The attack occurred the day before a potentially pivotal meeting between the Russian, Iranian, and Turkish foreign ministers. The meeting was meant to discuss the ongoing conflict in Syria. Prior to the shooting, days of protests ensued throughout Turkey over the role Russia has played in Syria, although Ankara and Moscow are now working on major evacuations in the besieged Syrian city of Aleppo.

Altintas, described as wearing a black suit and tie, was videoed during the attack. He is seen waving a pistol and shouting in Arabic, “God is great! Those who pledged allegiance to Muhammad for jihad. God is great!” He then shouted in Turkish, “Don’t forget Aleppo! Don’t forget Syria! Step back! Step back! Only death can take me from here.”

Hasim Kilic, a Turkish photographer and witness to the shooting indicated that Altintas fired seven shots at the ambassador, four while the ambassador stood and three after he fell to the ground, as the other witnesses and fellow exhibition guests, screamed and hid.

Turkish officials said Altintas was killed after a shootout with Turkish Special Forces. Officials are still investigating the nature of the shooting to determine if the suspect is connected to the Islamic State or Syria’s affiliate to Al Qaeda.

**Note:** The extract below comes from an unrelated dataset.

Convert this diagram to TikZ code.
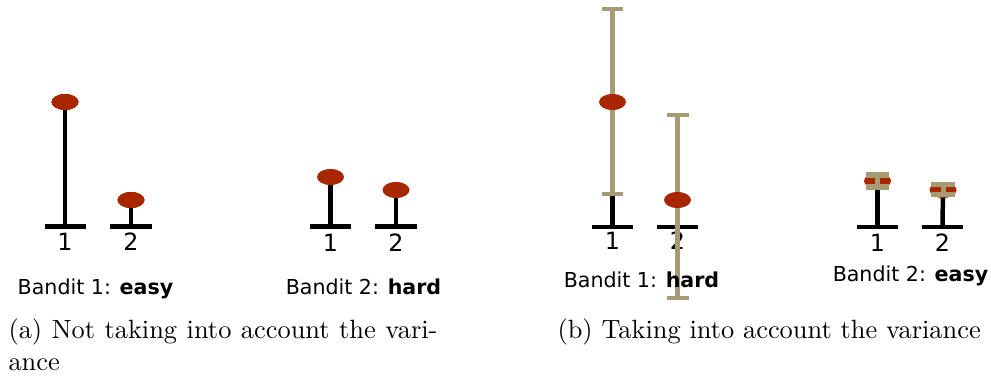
\documentclass[tikz,border=0pt]{standalone}
\usepackage{fontspec}
\newfontfamily\dejavu{DejaVu Sans}
\usetikzlibrary{shapes.geometric}
\definecolor{dotred}{RGB}{168,38,0}
\definecolor{tanc}{RGB}{166,155,117}
\tikzset{
  basebar/.style={line width=1.63pt, black},
  stem/.style={line width=1.70pt, black},
  dot/.style={ellipse, fill=dotred, draw=none, minimum width=10.23pt, minimum height=6.06pt, inner sep=0pt},
  errline/.style={line width=1.89pt, tanc},
  errcap/.style={line width=1.70pt, tanc},
  errcapthick/.style={line width=2.05pt, tanc},
  armlabel/.style={font=\dejavu\fontsize{9}{10}\selectfont, anchor=base, inner sep=0pt},
  banditlabel/.style={font=\dejavu\fontsize{7.8}{9}\selectfont, anchor=base, inner sep=0pt},
  captext/.style={anchor=base west, inner sep=0pt, font=\fontsize{10}{12}\selectfont},
}
\begin{document}
\begin{tikzpicture}[x=0.3788pt, y=-0.3788pt]
\useasboundingbox (0,0) rectangle (991,381);

% ---------- Panel (a), Bandit 1 ----------
\coordinate (a1b) at (65,226.5);
\coordinate (a2b) at (131,226.5);
\draw[basebar] (a1b) ++(-20.5,0) -- ++(41,0);
\draw[basebar] (a2b) ++(-21,0) -- ++(42,0);
\node[dot] (a1d) at (65,102) {};
\node[dot] (a2d) at (131,200) {};
\draw[stem] (a1b) -- (a1d.center);
\draw[stem] (a2b) -- (a2d.center);
\node[dot] at (a1d) {};
\node[dot] at (a2d) {};
\node[armlabel] (a1l) at (65,250.5) {1};
\node[armlabel] (a2l) at (131,250.5) {2};
\node[banditlabel] (aB1) at (95.5,295) {Bandit 1: \textbf{easy}};

% ---------- Panel (a), Bandit 2 ----------
\coordinate (b1b) at (330.5,226.5);
\coordinate (b2b) at (396,226.5);
\draw[basebar] (b1b) ++(-20.5,0) -- ++(41,0);
\draw[basebar] (b2b) ++(-21,0) -- ++(42,0);
\draw[stem] (b1b) -- (330.5,177);
\draw[stem] (b2b) -- (396,190);
\node[dot] (b1d) at (330.5,177) {};
\node[dot] (b2d) at (396,190) {};
\node[armlabel] (b1l) at (330.5,251.5) {1};
\node[armlabel] (b2l) at (396,251.5) {2};
\node[banditlabel] (aB2) at (363.5,295) {Bandit 2: \textbf{hard}};

% ---------- Panel (b), Bandit 1 ----------
\coordinate (c1b) at (612.5,227);
\coordinate (c2b) at (677.5,227);
\coordinate (c1t) at (612.5,9);
\coordinate (c1u) at (612.5,194);
\coordinate (c2t) at (677.5,115);
\coordinate (c2u) at (677.5,298);
\draw[basebar] (c1b) ++(-20.5,0) -- ++(41,0);
\draw[basebar] (c2b) ++(-20.5,0) -- ++(41,0);
\draw[stem] (c1b) -- (c1u);
\draw[stem] (c2b) -- (677.5,200);
\node[armlabel] (c1l) at (612.5,250) {1};
\node[armlabel] (c2l) at (677.5,250) {2};
\draw[errline] (c1t) -- (c1u);
\draw[errcap] (c1t) ++(-10.5,0) -- ++(21,0);
\draw[errcap] (c1u) ++(-10.5,0) -- ++(21,0);
\draw[errline] (c2t) -- (c2u);
\draw[errcap] (c2t) ++(-11,0) -- ++(22,0);
\draw[errcap] (c2u) ++(-11,0) -- ++(22,0);
\node[dot] (c1d) at (612.5,102) {};
\node[dot] (c2d) at (677.5,200) {};
\node[banditlabel] (bB1) at (641.5,288) {Bandit 1: \textbf{hard}};

% ---------- Panel (b), Bandit 2 ----------
\coordinate (d1b) at (877.5,227);
\coordinate (d2b) at (942.5,227);
\coordinate (d1t) at (877.5,175);
\coordinate (d1u) at (877.5,187);
\coordinate (d2t) at (943,184.5);
\coordinate (d2u) at (943,194.5);
\draw[basebar] (d1b) ++(-20.5,0) -- ++(41,0);
\draw[basebar] (d2b) ++(-20.5,0) -- ++(41,0);
\draw[stem] (d1b) -- (877.5,181);
\draw[stem] (d2b) -- (943,190);
\node[dot] (d1d) at (877.5,181) {};
\node[dot] (d2d) at (943,190) {};
\draw[errline] (d1t) -- (d1u);
\draw[errcapthick] (d1t) ++(-11.5,0) -- ++(23,0);
\draw[errcapthick] (d1u) ++(-11.5,0) -- ++(23,0);
\draw[errline] (d2t) -- (d2u);
\draw[errcapthick] (d2t) ++(-12,0) -- ++(24,0);
\draw[errcapthick] (d2u) ++(-12,0) -- ++(24,0);
\node[armlabel] (d1l) at (877.5,252) {1};
\node[armlabel] (d2l) at (942.5,252) {2};
\node[banditlabel] (bB2) at (910.5,282) {Bandit 2: \textbf{easy}};

% ---------- Captions ----------
\node[captext] (capa) at (8,339) {\parbox[t]{162.5pt}{(a) Not taking into account the vari-\linebreak ance}};
\node[captext] (capb) at (557,339) {(b) Taking into account the variance};
\end{tikzpicture}
\end{document}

The United States, despite recent grievances with Russia over the Syrian conflict, condemned the ambassador’s assassination. Secretary of State John Kerry called the incident a “despicable attack, which was also an assault on the right of all diplomats to safely and securely advance and represent their nations around the world.”

Condolences from Russia’s critics were offered. Secretary General Ban Ki-moon of the United Nations said he was “appalled by this senseless act of terror.”

“No justification for such a heinous act,” said Jens Stoltenberg, the secretary general of NATO via Twitter.

Just after the assassination, a group of protesters gathered outside the Russian Consulate in Istanbul. Two men laid flat on the road, covered with bloody sheets and with the Syrian flag. Lit candles surrounded the men. The display was meant to represent the Aleppo killings.

Syrian activist Mohammed al-Shibli, a display participant, said he “felt extreme happiness” when he heard of the assassination. “This is the first step in getting justice for the Syrian people. The ambassador is not innocent. He represents the foreign policy of his murderous state and thus he is a murderer, as well. Now we are waiting for revenge against everyone who shed blood in Syria.”